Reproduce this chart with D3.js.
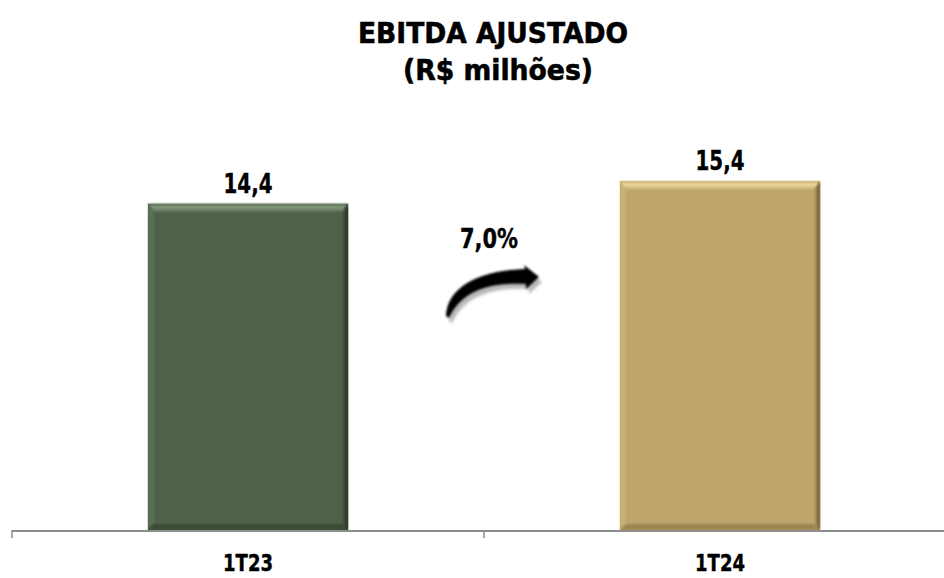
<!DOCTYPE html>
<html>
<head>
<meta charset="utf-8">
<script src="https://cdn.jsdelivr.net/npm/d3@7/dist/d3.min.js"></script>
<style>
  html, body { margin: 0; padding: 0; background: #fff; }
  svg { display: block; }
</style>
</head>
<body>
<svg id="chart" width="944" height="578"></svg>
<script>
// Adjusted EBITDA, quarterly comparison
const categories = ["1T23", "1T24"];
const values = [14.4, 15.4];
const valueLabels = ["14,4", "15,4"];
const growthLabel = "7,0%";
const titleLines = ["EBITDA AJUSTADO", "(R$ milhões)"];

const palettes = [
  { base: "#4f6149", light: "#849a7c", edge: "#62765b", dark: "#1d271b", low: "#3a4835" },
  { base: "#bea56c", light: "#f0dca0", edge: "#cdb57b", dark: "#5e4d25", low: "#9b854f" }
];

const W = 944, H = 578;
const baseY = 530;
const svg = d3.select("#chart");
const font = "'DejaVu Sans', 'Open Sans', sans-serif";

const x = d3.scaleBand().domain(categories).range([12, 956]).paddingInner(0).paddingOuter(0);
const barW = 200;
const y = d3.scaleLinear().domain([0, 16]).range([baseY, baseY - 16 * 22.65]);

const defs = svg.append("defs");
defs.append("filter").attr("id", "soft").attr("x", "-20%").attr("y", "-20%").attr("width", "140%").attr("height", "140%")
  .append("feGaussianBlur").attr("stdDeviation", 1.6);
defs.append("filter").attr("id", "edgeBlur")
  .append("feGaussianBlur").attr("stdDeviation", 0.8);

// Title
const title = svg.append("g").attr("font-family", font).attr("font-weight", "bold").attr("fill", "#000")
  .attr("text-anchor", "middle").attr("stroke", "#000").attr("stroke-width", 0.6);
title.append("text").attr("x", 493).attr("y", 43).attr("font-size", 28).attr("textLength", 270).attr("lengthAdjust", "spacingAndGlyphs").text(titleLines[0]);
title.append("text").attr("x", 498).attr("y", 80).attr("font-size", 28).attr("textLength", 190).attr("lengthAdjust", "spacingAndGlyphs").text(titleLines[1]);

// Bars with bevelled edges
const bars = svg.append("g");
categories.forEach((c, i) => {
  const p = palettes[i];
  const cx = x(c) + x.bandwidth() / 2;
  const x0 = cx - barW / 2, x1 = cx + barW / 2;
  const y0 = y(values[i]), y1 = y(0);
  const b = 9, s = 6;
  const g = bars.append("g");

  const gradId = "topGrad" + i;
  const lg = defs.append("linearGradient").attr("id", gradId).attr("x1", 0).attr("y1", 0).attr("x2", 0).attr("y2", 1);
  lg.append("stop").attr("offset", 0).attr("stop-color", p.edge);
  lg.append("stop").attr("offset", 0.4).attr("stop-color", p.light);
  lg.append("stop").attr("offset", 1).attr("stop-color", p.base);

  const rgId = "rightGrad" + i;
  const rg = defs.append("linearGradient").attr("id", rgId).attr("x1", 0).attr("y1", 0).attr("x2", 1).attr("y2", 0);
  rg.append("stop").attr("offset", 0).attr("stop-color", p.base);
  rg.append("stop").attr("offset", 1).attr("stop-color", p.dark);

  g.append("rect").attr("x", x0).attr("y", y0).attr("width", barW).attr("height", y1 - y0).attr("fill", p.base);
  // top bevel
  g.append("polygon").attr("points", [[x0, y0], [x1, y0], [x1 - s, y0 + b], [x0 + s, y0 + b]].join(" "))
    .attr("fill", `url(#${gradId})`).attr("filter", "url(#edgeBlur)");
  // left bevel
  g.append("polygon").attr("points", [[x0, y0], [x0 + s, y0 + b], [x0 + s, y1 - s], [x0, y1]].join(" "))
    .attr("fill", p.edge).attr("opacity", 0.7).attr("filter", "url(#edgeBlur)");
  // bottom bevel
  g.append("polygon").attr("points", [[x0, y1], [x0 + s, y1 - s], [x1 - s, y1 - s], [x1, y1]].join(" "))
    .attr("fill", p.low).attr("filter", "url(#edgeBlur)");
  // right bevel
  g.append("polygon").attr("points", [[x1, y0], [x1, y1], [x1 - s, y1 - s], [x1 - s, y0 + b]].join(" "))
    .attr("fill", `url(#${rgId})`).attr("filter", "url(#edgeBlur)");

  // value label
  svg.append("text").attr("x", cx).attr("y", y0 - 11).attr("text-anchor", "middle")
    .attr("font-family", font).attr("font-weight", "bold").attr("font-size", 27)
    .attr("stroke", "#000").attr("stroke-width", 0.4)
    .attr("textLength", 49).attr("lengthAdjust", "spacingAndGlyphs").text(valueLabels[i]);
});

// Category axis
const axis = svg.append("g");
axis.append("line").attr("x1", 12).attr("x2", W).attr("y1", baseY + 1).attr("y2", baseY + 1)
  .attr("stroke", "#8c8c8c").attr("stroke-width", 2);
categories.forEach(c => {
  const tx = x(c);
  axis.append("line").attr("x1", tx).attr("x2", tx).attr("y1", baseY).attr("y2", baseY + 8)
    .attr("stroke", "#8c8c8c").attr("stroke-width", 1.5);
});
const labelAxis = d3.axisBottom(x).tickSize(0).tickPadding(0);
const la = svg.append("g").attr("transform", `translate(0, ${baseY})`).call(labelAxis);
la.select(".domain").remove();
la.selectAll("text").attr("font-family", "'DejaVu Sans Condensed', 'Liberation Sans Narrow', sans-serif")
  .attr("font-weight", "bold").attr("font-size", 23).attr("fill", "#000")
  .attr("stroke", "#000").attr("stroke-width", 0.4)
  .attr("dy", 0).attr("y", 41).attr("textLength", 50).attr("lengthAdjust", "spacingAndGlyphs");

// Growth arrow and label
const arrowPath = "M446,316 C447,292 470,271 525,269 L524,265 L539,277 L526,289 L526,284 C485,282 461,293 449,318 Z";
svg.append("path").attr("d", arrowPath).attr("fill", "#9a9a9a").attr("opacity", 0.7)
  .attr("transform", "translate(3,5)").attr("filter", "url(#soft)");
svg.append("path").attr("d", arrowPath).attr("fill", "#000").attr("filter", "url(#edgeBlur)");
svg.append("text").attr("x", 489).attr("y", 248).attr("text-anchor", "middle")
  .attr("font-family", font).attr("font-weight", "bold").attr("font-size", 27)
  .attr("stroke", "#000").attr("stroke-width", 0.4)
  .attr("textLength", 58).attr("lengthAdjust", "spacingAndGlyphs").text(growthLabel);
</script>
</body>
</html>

┄┄┄┄┄┄

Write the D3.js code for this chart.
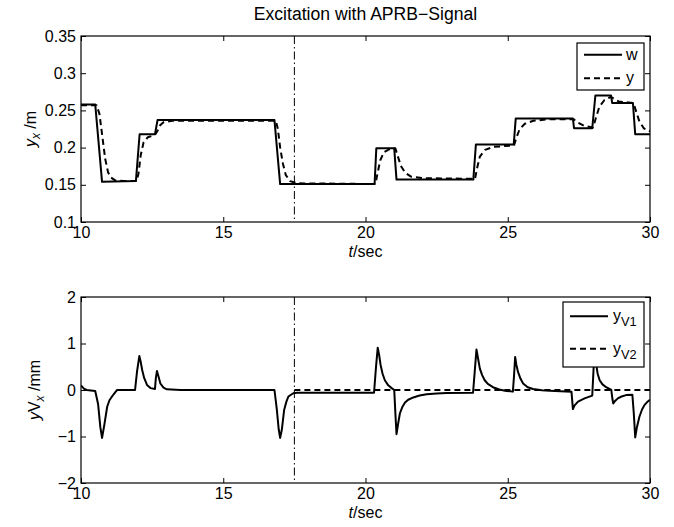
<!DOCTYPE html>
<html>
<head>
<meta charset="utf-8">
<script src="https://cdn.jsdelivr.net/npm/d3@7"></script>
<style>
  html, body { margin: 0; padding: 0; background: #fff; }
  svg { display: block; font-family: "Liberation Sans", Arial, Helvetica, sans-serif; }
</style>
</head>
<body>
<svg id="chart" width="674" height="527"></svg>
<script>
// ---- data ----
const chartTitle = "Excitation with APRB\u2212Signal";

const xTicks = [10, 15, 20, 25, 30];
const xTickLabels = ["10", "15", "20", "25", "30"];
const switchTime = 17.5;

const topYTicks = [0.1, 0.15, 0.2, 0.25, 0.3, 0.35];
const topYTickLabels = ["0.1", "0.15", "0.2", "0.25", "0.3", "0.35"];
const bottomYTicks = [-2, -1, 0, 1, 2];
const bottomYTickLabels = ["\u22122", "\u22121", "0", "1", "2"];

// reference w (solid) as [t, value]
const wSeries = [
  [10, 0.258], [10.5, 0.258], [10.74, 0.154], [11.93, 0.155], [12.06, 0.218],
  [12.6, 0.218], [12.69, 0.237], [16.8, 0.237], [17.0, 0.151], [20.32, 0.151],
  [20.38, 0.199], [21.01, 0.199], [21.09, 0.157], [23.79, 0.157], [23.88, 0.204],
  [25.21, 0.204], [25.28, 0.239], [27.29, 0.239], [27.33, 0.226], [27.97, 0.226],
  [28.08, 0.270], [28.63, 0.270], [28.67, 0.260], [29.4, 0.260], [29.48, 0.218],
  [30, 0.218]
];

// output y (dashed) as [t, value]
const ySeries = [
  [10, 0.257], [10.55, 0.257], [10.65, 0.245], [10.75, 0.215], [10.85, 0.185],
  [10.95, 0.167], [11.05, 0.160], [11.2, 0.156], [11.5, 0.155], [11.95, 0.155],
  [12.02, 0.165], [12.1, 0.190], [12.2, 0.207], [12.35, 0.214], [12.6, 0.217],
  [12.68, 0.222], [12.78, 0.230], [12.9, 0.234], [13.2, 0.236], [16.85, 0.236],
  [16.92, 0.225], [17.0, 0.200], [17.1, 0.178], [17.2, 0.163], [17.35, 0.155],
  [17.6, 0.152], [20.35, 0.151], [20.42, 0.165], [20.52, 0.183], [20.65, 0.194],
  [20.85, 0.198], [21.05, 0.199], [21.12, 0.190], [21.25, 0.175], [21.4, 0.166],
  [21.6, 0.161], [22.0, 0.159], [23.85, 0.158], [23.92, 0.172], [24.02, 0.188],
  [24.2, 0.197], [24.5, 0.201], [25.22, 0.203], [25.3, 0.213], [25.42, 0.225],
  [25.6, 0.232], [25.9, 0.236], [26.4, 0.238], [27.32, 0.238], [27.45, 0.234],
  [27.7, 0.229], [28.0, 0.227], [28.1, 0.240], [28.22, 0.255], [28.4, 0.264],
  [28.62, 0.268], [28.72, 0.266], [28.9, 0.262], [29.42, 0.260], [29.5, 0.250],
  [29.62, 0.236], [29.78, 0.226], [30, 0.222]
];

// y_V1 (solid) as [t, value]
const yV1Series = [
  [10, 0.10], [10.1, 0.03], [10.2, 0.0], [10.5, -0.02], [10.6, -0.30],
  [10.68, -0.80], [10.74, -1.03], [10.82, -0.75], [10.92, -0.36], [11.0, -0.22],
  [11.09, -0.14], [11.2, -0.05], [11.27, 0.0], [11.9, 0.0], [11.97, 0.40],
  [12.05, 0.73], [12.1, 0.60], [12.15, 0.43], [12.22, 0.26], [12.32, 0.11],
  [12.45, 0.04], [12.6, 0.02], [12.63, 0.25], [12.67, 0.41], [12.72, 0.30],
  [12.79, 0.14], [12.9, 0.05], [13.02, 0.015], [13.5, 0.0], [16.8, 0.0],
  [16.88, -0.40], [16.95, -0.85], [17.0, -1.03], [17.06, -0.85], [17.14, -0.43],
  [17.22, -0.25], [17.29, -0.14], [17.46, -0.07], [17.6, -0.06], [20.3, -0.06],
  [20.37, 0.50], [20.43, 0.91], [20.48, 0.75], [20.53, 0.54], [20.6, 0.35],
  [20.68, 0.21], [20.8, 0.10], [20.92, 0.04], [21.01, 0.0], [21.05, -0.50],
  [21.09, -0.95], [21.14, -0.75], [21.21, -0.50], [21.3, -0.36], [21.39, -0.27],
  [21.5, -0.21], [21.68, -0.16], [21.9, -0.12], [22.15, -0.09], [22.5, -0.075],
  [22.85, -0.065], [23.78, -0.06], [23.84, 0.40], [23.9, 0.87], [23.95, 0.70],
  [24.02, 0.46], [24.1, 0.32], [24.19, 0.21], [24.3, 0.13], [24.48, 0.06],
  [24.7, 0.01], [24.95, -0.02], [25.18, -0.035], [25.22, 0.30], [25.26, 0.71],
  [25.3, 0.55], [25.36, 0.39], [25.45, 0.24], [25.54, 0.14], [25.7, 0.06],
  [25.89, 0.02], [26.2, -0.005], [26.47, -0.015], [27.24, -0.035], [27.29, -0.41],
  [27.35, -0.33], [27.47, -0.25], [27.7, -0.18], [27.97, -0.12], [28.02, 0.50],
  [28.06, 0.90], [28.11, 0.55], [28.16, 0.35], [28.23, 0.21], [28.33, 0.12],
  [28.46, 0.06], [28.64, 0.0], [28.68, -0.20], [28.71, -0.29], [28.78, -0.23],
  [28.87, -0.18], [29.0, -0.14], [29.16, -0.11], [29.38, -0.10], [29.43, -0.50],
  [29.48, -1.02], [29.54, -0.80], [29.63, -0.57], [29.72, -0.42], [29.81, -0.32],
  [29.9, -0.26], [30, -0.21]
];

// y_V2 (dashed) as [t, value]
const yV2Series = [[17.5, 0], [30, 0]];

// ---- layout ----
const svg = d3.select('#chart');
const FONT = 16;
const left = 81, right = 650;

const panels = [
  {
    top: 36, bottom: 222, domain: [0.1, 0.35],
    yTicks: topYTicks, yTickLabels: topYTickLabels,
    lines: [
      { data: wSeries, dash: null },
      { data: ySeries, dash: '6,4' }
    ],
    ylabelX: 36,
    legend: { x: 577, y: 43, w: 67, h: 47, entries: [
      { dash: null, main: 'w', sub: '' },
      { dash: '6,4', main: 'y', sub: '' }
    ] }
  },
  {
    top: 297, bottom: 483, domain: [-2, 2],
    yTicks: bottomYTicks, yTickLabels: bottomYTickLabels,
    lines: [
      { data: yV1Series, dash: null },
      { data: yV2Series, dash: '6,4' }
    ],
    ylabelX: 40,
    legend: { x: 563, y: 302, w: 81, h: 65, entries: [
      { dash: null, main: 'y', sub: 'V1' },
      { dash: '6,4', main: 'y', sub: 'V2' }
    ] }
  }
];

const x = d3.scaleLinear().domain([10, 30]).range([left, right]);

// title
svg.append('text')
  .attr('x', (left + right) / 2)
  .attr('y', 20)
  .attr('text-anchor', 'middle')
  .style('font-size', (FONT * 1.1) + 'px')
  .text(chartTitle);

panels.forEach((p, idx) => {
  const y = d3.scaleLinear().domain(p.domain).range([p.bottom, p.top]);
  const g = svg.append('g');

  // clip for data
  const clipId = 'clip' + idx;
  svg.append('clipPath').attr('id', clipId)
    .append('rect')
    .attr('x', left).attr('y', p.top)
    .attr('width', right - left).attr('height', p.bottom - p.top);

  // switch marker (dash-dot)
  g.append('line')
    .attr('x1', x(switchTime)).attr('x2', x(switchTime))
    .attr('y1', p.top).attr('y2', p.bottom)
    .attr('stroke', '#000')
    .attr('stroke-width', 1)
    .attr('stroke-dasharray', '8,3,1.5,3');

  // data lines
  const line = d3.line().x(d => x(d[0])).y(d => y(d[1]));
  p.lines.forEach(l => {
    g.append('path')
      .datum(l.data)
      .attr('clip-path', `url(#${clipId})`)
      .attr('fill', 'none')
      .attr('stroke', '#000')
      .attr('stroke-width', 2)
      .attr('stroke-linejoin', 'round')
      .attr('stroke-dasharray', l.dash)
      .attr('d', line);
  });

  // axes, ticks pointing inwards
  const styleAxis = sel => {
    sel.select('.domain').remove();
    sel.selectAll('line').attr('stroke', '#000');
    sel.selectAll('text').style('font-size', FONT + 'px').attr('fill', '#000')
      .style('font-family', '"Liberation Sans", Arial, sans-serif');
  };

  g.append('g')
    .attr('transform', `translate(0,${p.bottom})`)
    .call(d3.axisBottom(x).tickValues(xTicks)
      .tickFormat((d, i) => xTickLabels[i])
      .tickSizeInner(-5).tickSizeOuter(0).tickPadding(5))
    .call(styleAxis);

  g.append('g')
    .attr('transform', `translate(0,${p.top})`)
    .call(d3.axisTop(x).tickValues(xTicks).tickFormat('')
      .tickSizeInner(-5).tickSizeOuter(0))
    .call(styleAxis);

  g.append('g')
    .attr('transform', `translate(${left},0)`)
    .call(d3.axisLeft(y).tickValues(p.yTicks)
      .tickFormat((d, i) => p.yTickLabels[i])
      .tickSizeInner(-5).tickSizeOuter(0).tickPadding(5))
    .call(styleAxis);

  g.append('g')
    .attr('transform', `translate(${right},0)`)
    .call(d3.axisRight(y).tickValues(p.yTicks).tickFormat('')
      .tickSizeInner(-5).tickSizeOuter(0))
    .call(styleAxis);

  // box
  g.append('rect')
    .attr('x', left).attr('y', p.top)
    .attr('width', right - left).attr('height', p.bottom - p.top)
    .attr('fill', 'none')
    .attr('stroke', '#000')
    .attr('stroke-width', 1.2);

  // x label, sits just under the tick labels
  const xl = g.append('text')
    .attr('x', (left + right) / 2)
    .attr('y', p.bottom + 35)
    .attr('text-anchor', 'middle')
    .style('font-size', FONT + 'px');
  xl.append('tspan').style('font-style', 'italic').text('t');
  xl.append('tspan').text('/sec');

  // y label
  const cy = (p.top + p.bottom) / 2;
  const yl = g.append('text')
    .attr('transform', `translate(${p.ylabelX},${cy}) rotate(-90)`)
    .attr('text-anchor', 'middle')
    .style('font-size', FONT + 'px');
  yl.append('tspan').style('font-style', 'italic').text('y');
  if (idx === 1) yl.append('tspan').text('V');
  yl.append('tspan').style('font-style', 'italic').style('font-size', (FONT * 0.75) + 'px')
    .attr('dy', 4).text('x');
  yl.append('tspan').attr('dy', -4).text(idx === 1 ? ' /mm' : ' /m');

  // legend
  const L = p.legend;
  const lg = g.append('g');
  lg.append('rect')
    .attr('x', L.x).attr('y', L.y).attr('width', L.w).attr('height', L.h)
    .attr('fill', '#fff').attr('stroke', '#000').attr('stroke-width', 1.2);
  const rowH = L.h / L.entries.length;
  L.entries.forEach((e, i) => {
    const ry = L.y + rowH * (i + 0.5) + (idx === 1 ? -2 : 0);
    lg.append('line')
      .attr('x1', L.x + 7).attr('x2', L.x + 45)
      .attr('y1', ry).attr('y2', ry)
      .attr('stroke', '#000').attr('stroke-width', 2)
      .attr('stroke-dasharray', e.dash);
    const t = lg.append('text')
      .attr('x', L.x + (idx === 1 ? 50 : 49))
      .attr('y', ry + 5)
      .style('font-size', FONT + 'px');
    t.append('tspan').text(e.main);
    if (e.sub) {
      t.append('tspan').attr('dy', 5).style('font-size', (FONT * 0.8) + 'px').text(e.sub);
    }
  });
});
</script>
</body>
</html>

┄┄┄┄┄┄

• _TO DO_
Find the word "this" in the data and show each line that holds it.

• _CORRECT RESULT_
Reproduce this chart with D3.js.
Write the D3.js code for this chart.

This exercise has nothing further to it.